The main façade hangs below the balcony floor level, allowing it to be in a better position proportionally to the architecture than if it were located on the balcony floor. This arrangement of main case in front of balcony with Positive hanging below makes the organ appear very light, seeming to float in the room free of the architecture. The organ, though physically large, has been made to seem proportional to the room in this unconventional way.

Our major concern with this unorthodox layout was to keep the key action simple, direct and light. The Swell trackers are the longest, being 30 feet from the keyboard to the pallets in the windchest. With the careful positioning of the divisions in relationship to the console below, we could gently slope the Swell trackers back and the Positive trackers forward so that no horizontal trackers are required for the manual key action. The Pedal action does have horizontal trackers above the balcony floor level to direct the action to those windchests. Because of this direct placement and careful engineering, the key action is light and very responsive.

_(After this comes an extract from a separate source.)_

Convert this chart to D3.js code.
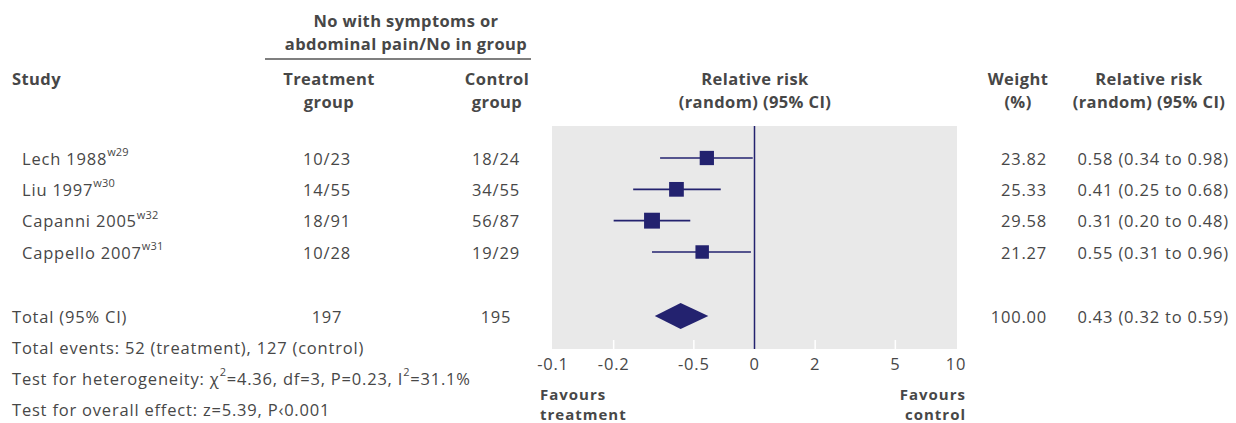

The tonal design is largely based upon the concept of a classical organ of two manual divisions. The musical traditions of the Benedictine order generally favor more classical organ design for accompanying chant and other service music. In addition to this, we placed a third manual division, the Swell, high up behind the main case. This division, placed in a very effective enclosure, is a decidedly “romantic” division which has harmonic flutes, oboe and bassoon and a pair of strings to broaden the organ’s color capabilities.

Perhaps the most important role for the organ in monastic life is its ability to provide pitch and support for the singing of the office four times a day. In this role the organ must have a variety of colors which are clear and distinct in pitch, and not so loud that they cover the voices that, with the building’s acoustic, create the mystical effects necessary to interpret the text of the liturgy. We took great care in planning these aspects of the organ. If it happens that the organ plays Germanic Baroque music or French Romantic music well, so much the better, but the real concern here was to create an appropriate tonality for the accompaniment of the community of men in the daily office.

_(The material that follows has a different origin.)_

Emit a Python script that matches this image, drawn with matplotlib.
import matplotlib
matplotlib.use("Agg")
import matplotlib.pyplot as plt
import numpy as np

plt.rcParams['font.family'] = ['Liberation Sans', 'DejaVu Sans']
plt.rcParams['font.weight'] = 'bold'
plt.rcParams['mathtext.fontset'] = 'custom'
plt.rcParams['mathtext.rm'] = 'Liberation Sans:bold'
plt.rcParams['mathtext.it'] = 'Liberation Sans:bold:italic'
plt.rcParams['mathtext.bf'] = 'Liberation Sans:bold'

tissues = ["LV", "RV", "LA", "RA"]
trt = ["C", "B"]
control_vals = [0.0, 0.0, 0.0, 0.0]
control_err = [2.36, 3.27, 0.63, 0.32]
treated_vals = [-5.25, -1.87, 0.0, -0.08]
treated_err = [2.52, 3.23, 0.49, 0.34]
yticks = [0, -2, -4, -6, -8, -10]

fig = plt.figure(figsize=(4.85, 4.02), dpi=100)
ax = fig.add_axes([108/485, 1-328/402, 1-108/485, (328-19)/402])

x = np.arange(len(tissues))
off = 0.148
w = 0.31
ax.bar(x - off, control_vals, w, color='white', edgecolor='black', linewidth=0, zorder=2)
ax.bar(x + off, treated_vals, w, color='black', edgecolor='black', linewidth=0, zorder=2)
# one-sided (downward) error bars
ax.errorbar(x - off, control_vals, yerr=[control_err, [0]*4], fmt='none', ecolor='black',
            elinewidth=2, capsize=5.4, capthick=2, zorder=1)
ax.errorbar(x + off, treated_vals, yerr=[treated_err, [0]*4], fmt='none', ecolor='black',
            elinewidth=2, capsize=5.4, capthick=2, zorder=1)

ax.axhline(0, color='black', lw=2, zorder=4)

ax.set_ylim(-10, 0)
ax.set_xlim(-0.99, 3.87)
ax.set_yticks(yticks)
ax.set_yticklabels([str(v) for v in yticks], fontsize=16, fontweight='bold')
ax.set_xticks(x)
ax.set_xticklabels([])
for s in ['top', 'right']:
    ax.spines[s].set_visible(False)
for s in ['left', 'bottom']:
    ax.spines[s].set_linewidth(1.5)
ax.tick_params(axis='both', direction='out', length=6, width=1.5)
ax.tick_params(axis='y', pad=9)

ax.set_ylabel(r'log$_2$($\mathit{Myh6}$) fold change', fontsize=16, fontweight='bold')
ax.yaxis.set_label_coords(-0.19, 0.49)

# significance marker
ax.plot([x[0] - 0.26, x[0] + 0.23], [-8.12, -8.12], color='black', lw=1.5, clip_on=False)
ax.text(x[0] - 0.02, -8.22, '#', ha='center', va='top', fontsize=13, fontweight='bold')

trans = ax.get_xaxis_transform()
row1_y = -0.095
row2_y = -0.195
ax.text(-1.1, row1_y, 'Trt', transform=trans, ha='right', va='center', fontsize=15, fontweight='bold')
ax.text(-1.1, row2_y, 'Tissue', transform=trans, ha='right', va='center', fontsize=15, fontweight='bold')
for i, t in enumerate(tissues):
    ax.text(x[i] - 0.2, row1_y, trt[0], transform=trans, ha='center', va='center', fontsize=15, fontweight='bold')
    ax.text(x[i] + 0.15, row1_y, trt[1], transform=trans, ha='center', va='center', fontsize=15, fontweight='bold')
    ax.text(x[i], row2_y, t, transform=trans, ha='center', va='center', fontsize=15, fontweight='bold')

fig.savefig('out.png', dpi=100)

One of the main goals in this project was to have a division in very close proximity to the monastic choir. The suspended location of the Positive puts this division just a few feet over the heads of the choir. Its sound is direct, but gentle and refined. The division becomes a perfect accompaniment for the choir, but also has the effect of a rückpositiv in the church. As a result, the rather unconventional installation of the organ not only enhances the architecture of the room, but solves its musical needs as well.

The instrument was used for the first time on Palm Sunday 2000 for a packed church. The organ has been used throughout last summer and fall, and with a few more weeks of voicing this past November, it is now ready for the dedication year which is planned for the year 2001. We hope that the organ becomes not only a cherished part of St. Joseph Abbey’s daily life, but also a landmark in the recently flourishing trend in the Catholic Church to commission fine new organs for their churches to lead people in liturgy and song.